Monday, September 10, 2012

Pinterest

So, have you discovered the magic that is pinterest.com? I am what you would call a "late adopter" so I have just recently found my way onto this site. I love love love it. Be careful, you can find yourself lost in all the pretty pictures and neat ideas and time will pass by without you even noticing. I like crafty things. Last year I made a stocking for Little G for Christmas and this year I will be making new ones for H and I. I also love to knit. I went to pinterest thinking I would find some great crafty ideas. I have found a ton of ideas, but so far none of the things I have pinned are knitting ideas. Oh well!

I have been kicking around the idea of starting a knitting company (another reason I was checking out pinterest). I love to knit and people seem to think I'm pretty good at it, so why not start something to bring in a little extra pocket money? I have decided on a target audience and am gathering and trying different patterns so that I can test out the level of difficulty, the time it takes to complete and how cool it looks so that I can assign a price to it. I am currently knitting a baby blanket for which I have adapted a pattern for a full size blanket. So far it's pretty quick to make and it's very pretty. So, it may just be a winner. When I have things in a more concrete state I will pass them on here.

Friday, September 7, 2012

Fears

I was reading a post on one of the message boards I frequent and the topic of fear was raised. A woman wrote that she hadn't known true fear until her children were born. I thought when I read the title for her post that I could really relate to what she was saying, but in truth, I didn't. Her post was about the fear of her children dying, her dropping them or not being able to save them. To this point, I have not experienced those irrational types of fear. Of course, I worry.I am a worrier by nature. I just believe that I do the best with what I have at the time and trust that my daughter will be okay.

There are a lot of other things that I worry about. For instance, I worry about making the right choices for my daughter. I am scared that if I make the wrong decision that I will set her on a path to unhappiness and mediocrity. Little G is 20 months old and we are already contemplating what school to send her to and whether or not it should be a private school. You see, I don't necessarily think that by going to private school that Little G will do big things with her life, but I (we) want to give her the best chance at achieving her dreams.

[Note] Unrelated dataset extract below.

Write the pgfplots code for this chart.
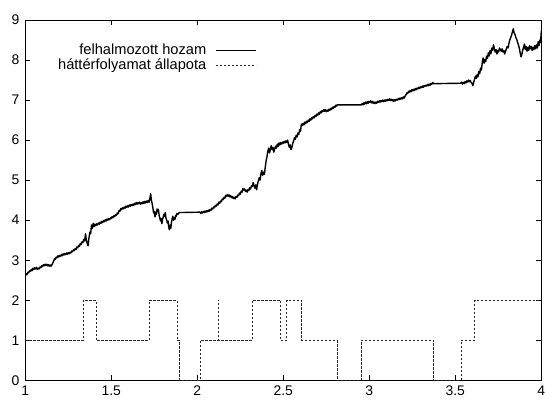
\documentclass[border=0pt]{standalone}
\usepackage{pgfplots}
\pgfplotsset{compat=1.18}
\usepackage{fontspec}
\setmainfont{Liberation Sans}
\begin{document}
\fontsize{14}{16}\selectfont
\begin{tikzpicture}
\useasboundingbox (-25.3bp,-20.7bp) rectangle (519.7bp,380.3bp);
\begin{axis}[
  scale only axis, width=516bp, height=360.3bp,
  xmin=1, xmax=4, ymin=0, ymax=9,
  xtick={1,1.5,2,2.5,3,3.5,4},
  xticklabels={1,1.5,2,2.5,3,3.5,4},
  ytick={0,1,2,3,4,5,6,7,8,9},
  /pgf/number format/assume math mode=true,
  tick align=inside, major tick length=5bp,
  tick style={black, line width=0.6bp},
  axis line style={black, line width=0.8bp},
  ticklabel style={font=\fontsize{14}{16}\selectfont},
  yticklabel style={xshift=-1bp},
  xticklabel style={yshift=-1bp},
  legend plot pos=right,
  legend cell align=right,
  legend image code/.code={\path (0bp,0bp); \draw[#1, line width=0.7bp] (8bp,0bp) -- (48bp,0bp);},
  legend style={draw=none, fill=none, at={(rel axis cs:0.453,0.942)}, anchor=north east,
    font=\fontsize{14.7}{16}\selectfont,
    nodes={inner sep=0.5bp, text height=10.5bp, text depth=3.5bp}},
]
\addplot[black, line width=1.4bp, line join=round] coordinates {
(1.000,2.60)(1.005,2.66)(1.010,2.64)(1.015,2.70)(1.020,2.69)(1.025,2.74)(1.030,2.72)(1.035,2.77)(1.040,2.74)(1.045,2.80)
(1.050,2.77)(1.055,2.81)(1.060,2.78)(1.065,2.82)(1.070,2.77)(1.075,2.80)(1.080,2.78)(1.085,2.83)(1.090,2.81)(1.095,2.86)
(1.100,2.84)(1.105,2.89)(1.110,2.86)(1.115,2.90)(1.120,2.87)(1.125,2.90)(1.130,2.86)(1.135,2.89)(1.140,2.85)(1.145,2.88)
(1.150,2.85)(1.155,2.89)(1.160,2.93)(1.165,2.98)(1.170,3.04)(1.175,3.02)(1.180,3.08)(1.185,3.06)(1.190,3.11)(1.195,3.08)
(1.200,3.12)(1.205,3.10)(1.210,3.14)(1.215,3.11)(1.220,3.16)(1.225,3.13)(1.230,3.17)(1.235,3.14)(1.240,3.18)(1.245,3.15)
(1.250,3.19)(1.255,3.16)(1.260,3.20)(1.265,3.18)(1.270,3.23)(1.275,3.21)(1.280,3.26)(1.285,3.24)(1.290,3.29)(1.295,3.27)
(1.300,3.33)(1.305,3.31)(1.310,3.37)(1.315,3.35)(1.320,3.42)(1.325,3.39)(1.330,3.46)(1.335,3.44)(1.340,3.52)(1.345,3.48)
(1.350,3.66)(1.355,3.50)(1.360,3.42)(1.365,3.36)(1.370,3.55)(1.375,3.70)(1.380,3.66)(1.385,3.88)(1.390,3.80)(1.395,3.92)
(1.400,3.84)(1.405,3.90)(1.410,3.86)(1.415,3.91)(1.420,3.88)(1.425,3.93)(1.430,3.90)(1.435,3.95)(1.440,3.92)(1.445,3.97)
(1.450,3.94)(1.455,3.99)(1.460,3.96)(1.465,4.01)(1.470,3.98)(1.475,4.03)(1.480,4.00)(1.485,4.04)(1.490,4.01)(1.495,4.06)
(1.500,4.04)(1.505,4.09)(1.510,4.06)(1.515,4.11)(1.520,4.09)(1.525,4.14)(1.530,4.12)(1.535,4.18)(1.540,4.16)(1.545,4.24)
(1.550,4.22)(1.555,4.29)(1.560,4.26)(1.565,4.31)(1.570,4.28)(1.575,4.33)(1.580,4.30)(1.585,4.35)(1.590,4.32)(1.595,4.36)
(1.600,4.33)(1.605,4.38)(1.610,4.35)(1.615,4.39)(1.620,4.36)(1.625,4.40)(1.630,4.37)(1.635,4.42)(1.640,4.39)(1.645,4.44)
(1.650,4.40)(1.655,4.44)(1.660,4.41)(1.665,4.45)(1.670,4.40)(1.675,4.44)(1.680,4.41)(1.685,4.46)(1.690,4.42)(1.695,4.47)
(1.700,4.43)(1.705,4.48)(1.710,4.44)(1.715,4.49)(1.720,4.45)(1.725,4.56)(1.729,4.66)(1.733,4.50)(1.738,4.40)(1.742,4.30)
(1.746,4.18)(1.750,4.22)(1.754,4.08)(1.758,4.20)(1.762,4.14)(1.766,4.28)(1.770,4.22)(1.774,4.27)(1.778,4.12)(1.782,4.06)
(1.786,3.98)(1.790,4.04)(1.794,3.91)(1.798,4.02)(1.802,4.08)(1.806,4.15)(1.810,4.10)(1.814,4.19)(1.818,4.05)(1.822,4.00)
(1.826,3.93)(1.830,3.98)(1.834,3.82)(1.838,3.76)(1.842,3.88)(1.846,3.80)(1.850,3.95)(1.854,4.04)(1.858,4.10)(1.862,4.00)
(1.866,4.06)(1.870,4.02)(1.874,4.12)(1.878,4.10)(1.882,4.17)(1.888,4.15)(1.895,4.19)
(2.015,4.20)(2.020,4.17)(2.025,4.21)(2.030,4.18)(2.035,4.22)(2.040,4.19)(2.045,4.23)(2.050,4.20)(2.055,4.24)(2.060,4.21)
(2.065,4.25)(2.070,4.22)(2.075,4.27)(2.080,4.25)(2.085,4.30)(2.090,4.28)(2.095,4.33)(2.100,4.31)(2.105,4.37)(2.110,4.35)
(2.115,4.40)(2.120,4.38)(2.125,4.45)(2.130,4.42)(2.135,4.48)(2.140,4.46)(2.145,4.53)(2.150,4.51)(2.155,4.57)(2.160,4.55)
(2.165,4.62)(2.170,4.59)(2.175,4.64)(2.180,4.60)(2.185,4.63)(2.190,4.58)(2.195,4.61)(2.200,4.56)(2.205,4.59)(2.210,4.54)
(2.215,4.57)(2.220,4.53)(2.225,4.59)(2.230,4.57)(2.235,4.63)(2.240,4.61)(2.245,4.68)(2.250,4.65)(2.255,4.72)(2.260,4.70)
(2.265,4.79)(2.270,4.75)(2.275,4.78)(2.280,4.72)(2.285,4.75)(2.290,4.70)(2.295,4.77)(2.300,4.74)(2.305,4.81)(2.310,4.78)
(2.315,4.86)(2.320,4.84)(2.325,4.94)(2.330,4.86)(2.335,4.80)(2.340,4.88)(2.345,4.76)(2.350,4.90)(2.355,4.98)(2.360,5.06)
(2.365,5.00)(2.370,5.16)(2.375,5.24)(2.380,5.12)(2.385,5.20)(2.390,5.14)(2.395,5.32)(2.400,5.48)(2.405,5.58)(2.410,5.72)
(2.415,5.80)(2.420,5.68)(2.425,5.78)(2.430,5.86)(2.435,5.76)(2.440,5.82)(2.445,5.70)(2.450,5.78)(2.455,5.85)(2.460,5.80)
(2.465,5.90)(2.470,5.84)(2.475,5.93)(2.480,5.88)(2.485,5.94)(2.490,5.90)(2.495,5.95)(2.500,5.92)(2.505,5.97)(2.510,5.93)
(2.515,5.98)(2.520,5.94)(2.525,6.00)(2.530,5.90)(2.535,5.82)(2.540,5.88)(2.545,5.76)(2.550,5.82)(2.555,5.92)(2.560,5.98)
(2.565,6.06)(2.570,6.02)(2.575,6.12)(2.580,6.08)(2.585,6.18)(2.590,6.14)(2.595,6.26)(2.600,6.22)(2.605,6.40)(2.610,6.36)
(2.615,6.42)(2.620,6.38)(2.625,6.45)(2.630,6.41)(2.635,6.47)(2.640,6.44)(2.645,6.50)(2.650,6.47)(2.655,6.53)(2.660,6.50)
(2.665,6.56)(2.670,6.53)(2.675,6.59)(2.680,6.56)(2.685,6.62)(2.690,6.59)(2.695,6.65)(2.700,6.62)(2.705,6.68)(2.710,6.65)
(2.715,6.71)(2.720,6.68)(2.725,6.74)(2.730,6.71)(2.735,6.76)(2.740,6.72)(2.745,6.76)(2.750,6.71)(2.755,6.75)(2.760,6.72)
(2.765,6.77)(2.770,6.74)(2.775,6.79)(2.780,6.76)(2.785,6.82)(2.790,6.79)(2.795,6.84)(2.800,6.82)(2.805,6.87)(2.810,6.85)
(2.813,6.88)(2.953,6.88)
(2.958,6.91)(2.963,6.88)(2.968,6.93)(2.973,6.90)(2.978,6.95)(2.983,6.91)(2.988,6.96)(2.993,6.92)(2.998,6.97)(3.003,6.94)
(3.008,6.98)(3.013,6.93)(3.018,6.97)(3.023,6.92)(3.028,6.95)(3.033,6.91)(3.038,6.95)(3.043,6.92)(3.048,6.97)(3.053,6.94)
(3.058,6.98)(3.063,6.95)(3.068,6.99)(3.073,6.96)(3.078,7.00)(3.083,6.96)(3.088,7.00)(3.093,6.97)(3.098,7.01)(3.103,6.98)
(3.108,7.02)(3.113,6.99)(3.118,7.03)(3.123,6.99)(3.128,7.02)(3.133,6.98)(3.138,7.01)(3.143,6.97)(3.148,7.01)(3.153,6.98)
(3.158,7.02)(3.163,7.00)(3.168,7.04)(3.173,7.01)(3.178,7.05)(3.183,7.02)(3.188,7.06)(3.193,7.03)(3.198,7.08)(3.203,7.05)
(3.208,7.10)(3.213,7.13)(3.218,7.18)(3.223,7.16)(3.228,7.22)(3.233,7.19)(3.238,7.24)(3.243,7.21)(3.248,7.26)(3.253,7.23)
(3.258,7.27)(3.263,7.24)(3.268,7.29)(3.273,7.26)(3.278,7.30)(3.283,7.28)(3.288,7.32)(3.293,7.29)(3.298,7.33)(3.303,7.31)
(3.308,7.35)(3.313,7.32)(3.318,7.36)(3.323,7.34)(3.328,7.37)(3.333,7.35)(3.338,7.39)(3.343,7.36)(3.348,7.40)(3.353,7.37)
(3.358,7.41)(3.363,7.39)(3.368,7.44)(3.374,7.41)
(3.532,7.42)(3.537,7.45)(3.542,7.40)(3.547,7.44)(3.552,7.41)(3.557,7.46)(3.562,7.43)(3.567,7.48)(3.572,7.45)(3.577,7.50)
(3.582,7.46)(3.587,7.49)(3.592,7.44)(3.597,7.42)(3.602,7.36)(3.607,7.45)(3.612,7.52)(3.617,7.60)(3.622,7.54)(3.627,7.64)
(3.632,7.58)(3.637,7.72)(3.642,7.66)(3.647,7.80)(3.652,7.75)(3.657,7.95)(3.662,8.05)(3.667,7.92)(3.672,8.02)(3.677,7.96)
(3.682,8.10)(3.687,8.04)(3.692,8.18)(3.697,8.10)(3.702,8.24)(3.707,8.16)(3.712,8.30)(3.717,8.24)(3.722,8.38)(3.727,8.28)
(3.732,8.20)(3.737,8.26)(3.742,8.15)(3.747,8.24)(3.752,8.20)(3.757,8.30)(3.762,8.26)(3.767,8.22)(3.772,8.28)(3.777,8.20)
(3.782,8.24)(3.787,8.15)(3.792,8.22)(3.797,8.28)(3.802,8.34)(3.807,8.30)(3.812,8.42)(3.817,8.50)(3.822,8.56)(3.827,8.62)
(3.832,8.70)(3.837,8.78)(3.842,8.68)(3.847,8.64)(3.852,8.56)(3.857,8.52)(3.862,8.44)(3.867,8.38)(3.872,8.30)(3.877,8.18)
(3.882,8.08)(3.887,8.14)(3.892,8.25)(3.897,8.32)(3.902,8.40)(3.907,8.26)(3.912,8.34)(3.917,8.22)(3.922,8.32)(3.927,8.24)
(3.932,8.36)(3.937,8.28)(3.942,8.34)(3.947,8.24)(3.952,8.32)(3.957,8.26)(3.962,8.36)(3.967,8.28)(3.972,8.38)(3.977,8.30)
(3.982,8.46)(3.987,8.36)(3.992,8.50)(3.996,8.44)(4.000,8.72)
};
\addlegendentry{felhalmozott hozam}
\addplot[const plot, black!85, line width=0.6bp, dash pattern=on 2.5bp off 1.5bp] coordinates {
(1,1)(1.338,2)(1.41,1)(1.72,2)(1.881,1)(1.895,0)(2.015,1)(2.120,2)(2.124,1)(2.318,2)
(2.483,1)(2.520,2)(2.607,1)(2.813,0)(2.953,1)(3.374,0)(3.532,1)(3.613,2)(4,2)
};
\addlegendentry{háttérfolyamat állapota}
\end{axis}
\end{tikzpicture}
\end{document}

H. read an article recently that gave me some peace of mind. It basically said that even by having the discussion and weighing the pros and cons of our decision that our child is already better off. It shows that we are thoughtful in our parenting. It gave me peace of mind, but not any real answers. Sigh.

There is one other thing that worries me... the inevitable comments about my age. I do live in a metropolitan city, and there are a lot of older Moms, but I know I am going to encounter an "is this your granddaughter type comment at some point". I know 41 is not that old, but there are a lot of women who are my age or just a little older that are grandparents already. I have to get a good answer ready for when it happens. I have a feeling no matter what I want to say, when it eventually happens I will be struck dumb and mute and slink off home to cry.

I have more thoughts on the fears that relate more to our daughter's conception story, but I am not ready to share those yet.